▸ DIRECTIONS FOR THIS TASK: Your task is to retype the lines between the line with "Reproduce this chart" and the line with "const fmt = (v: number)", inclusive. Copy no pictures and no other lines.

** begin **

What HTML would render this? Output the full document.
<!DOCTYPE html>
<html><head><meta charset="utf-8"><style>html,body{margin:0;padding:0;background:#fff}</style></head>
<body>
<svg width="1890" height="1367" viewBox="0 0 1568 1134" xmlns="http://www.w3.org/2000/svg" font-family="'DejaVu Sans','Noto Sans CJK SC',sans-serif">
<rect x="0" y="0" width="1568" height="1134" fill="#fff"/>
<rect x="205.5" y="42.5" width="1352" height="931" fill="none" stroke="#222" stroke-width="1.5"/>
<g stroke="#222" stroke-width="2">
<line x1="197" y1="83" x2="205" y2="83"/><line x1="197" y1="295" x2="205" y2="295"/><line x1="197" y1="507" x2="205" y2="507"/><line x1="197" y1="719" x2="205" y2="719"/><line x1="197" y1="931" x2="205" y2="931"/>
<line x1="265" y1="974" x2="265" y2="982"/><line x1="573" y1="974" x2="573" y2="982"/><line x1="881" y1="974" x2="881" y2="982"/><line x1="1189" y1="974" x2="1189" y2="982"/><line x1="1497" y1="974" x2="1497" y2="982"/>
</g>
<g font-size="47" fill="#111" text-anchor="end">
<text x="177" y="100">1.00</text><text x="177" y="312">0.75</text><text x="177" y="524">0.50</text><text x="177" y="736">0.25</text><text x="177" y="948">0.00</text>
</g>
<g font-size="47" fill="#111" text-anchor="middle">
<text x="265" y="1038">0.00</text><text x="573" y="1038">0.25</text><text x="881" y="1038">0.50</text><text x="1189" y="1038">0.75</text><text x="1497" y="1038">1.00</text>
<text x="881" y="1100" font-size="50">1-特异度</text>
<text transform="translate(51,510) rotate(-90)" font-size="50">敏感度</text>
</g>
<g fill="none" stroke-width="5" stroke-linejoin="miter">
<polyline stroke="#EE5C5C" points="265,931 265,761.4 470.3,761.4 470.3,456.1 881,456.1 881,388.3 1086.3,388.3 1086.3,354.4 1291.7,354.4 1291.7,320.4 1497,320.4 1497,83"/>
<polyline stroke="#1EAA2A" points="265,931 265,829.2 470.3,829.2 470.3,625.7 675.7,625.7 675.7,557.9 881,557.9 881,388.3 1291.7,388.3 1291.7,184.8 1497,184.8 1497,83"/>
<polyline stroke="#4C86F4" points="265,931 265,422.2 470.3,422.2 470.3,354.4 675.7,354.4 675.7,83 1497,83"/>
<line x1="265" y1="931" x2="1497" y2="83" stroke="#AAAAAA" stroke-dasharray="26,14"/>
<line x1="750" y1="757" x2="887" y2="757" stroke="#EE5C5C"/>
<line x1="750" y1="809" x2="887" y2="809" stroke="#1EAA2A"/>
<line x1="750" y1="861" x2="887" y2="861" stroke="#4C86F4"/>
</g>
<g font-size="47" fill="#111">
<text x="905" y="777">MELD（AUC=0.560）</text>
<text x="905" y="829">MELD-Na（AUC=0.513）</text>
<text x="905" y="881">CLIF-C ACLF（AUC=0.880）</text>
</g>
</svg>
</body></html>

** end **
** begin **

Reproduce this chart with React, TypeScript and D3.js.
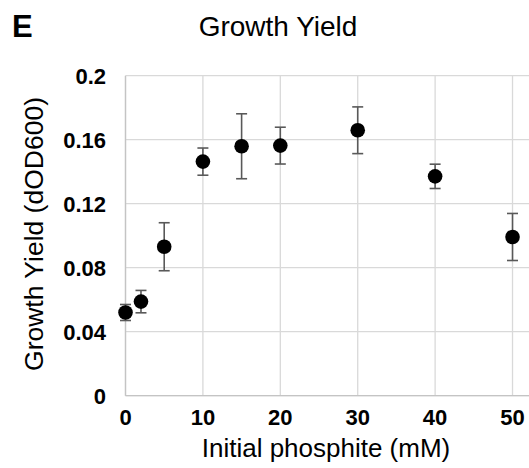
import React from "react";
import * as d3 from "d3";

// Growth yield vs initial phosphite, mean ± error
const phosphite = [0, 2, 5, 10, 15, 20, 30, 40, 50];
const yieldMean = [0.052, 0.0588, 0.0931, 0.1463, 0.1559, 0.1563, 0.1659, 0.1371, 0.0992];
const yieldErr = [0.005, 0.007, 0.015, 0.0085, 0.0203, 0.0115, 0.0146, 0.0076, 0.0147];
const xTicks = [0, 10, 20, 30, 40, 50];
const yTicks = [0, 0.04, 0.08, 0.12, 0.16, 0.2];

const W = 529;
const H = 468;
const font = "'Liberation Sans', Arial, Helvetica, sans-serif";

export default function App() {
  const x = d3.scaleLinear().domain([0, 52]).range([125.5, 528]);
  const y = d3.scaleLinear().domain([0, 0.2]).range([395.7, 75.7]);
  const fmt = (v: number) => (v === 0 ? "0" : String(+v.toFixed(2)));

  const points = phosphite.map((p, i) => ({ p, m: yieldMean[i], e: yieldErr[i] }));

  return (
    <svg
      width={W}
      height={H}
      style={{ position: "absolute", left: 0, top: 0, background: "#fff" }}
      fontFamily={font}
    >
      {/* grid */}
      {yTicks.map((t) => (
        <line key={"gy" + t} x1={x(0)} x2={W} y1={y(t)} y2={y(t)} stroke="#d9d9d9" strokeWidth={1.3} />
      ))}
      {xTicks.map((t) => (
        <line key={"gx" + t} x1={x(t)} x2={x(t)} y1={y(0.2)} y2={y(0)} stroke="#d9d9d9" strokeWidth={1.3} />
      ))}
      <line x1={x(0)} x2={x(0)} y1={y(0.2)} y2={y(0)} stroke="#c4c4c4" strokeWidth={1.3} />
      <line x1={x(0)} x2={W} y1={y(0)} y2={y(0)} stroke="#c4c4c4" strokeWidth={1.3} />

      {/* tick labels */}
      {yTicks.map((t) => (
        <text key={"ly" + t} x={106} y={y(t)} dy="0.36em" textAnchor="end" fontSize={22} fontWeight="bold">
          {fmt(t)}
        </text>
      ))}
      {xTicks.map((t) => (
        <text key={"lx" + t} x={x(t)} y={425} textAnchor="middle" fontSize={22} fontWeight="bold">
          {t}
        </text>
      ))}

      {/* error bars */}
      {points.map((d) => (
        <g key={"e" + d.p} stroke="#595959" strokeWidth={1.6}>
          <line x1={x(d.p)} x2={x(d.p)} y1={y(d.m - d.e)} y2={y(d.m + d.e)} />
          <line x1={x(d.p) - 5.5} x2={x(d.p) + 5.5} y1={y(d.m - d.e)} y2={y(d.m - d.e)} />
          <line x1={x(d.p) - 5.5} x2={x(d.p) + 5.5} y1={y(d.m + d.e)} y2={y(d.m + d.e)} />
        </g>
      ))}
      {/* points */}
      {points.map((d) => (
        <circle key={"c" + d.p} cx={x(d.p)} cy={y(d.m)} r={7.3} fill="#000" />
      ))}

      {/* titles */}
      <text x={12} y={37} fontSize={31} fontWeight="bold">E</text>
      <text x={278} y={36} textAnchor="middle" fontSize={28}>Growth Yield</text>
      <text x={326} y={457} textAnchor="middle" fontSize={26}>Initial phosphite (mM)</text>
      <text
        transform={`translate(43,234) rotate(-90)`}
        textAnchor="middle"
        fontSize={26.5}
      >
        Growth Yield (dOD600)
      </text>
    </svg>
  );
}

** end **

▸ ANSWER TO THIS PROBLEM:
Reproduce this chart with React, TypeScript and D3.js.
import React from "react";
import * as d3 from "d3";

// Growth yield vs initial phosphite, mean ± error
const phosphite = [0, 2, 5, 10, 15, 20, 30, 40, 50];
const yieldMean = [0.052, 0.0588, 0.0931, 0.1463, 0.1559, 0.1563, 0.1659, 0.1371, 0.0992];
const yieldErr = [0.005, 0.007, 0.015, 0.0085, 0.0203, 0.0115, 0.0146, 0.0076, 0.0147];
const xTicks = [0, 10, 20, 30, 40, 50];
const yTicks = [0, 0.04, 0.08, 0.12, 0.16, 0.2];

const W = 529;
const H = 468;
const font = "'Liberation Sans', Arial, Helvetica, sans-serif";

export default function App() {
  const x = d3.scaleLinear().domain([0, 52]).range([125.5, 528]);
  const y = d3.scaleLinear().domain([0, 0.2]).range([395.7, 75.7]);
  const fmt = (v: number) => (v === 0 ? "0" : String(+v.toFixed(2)));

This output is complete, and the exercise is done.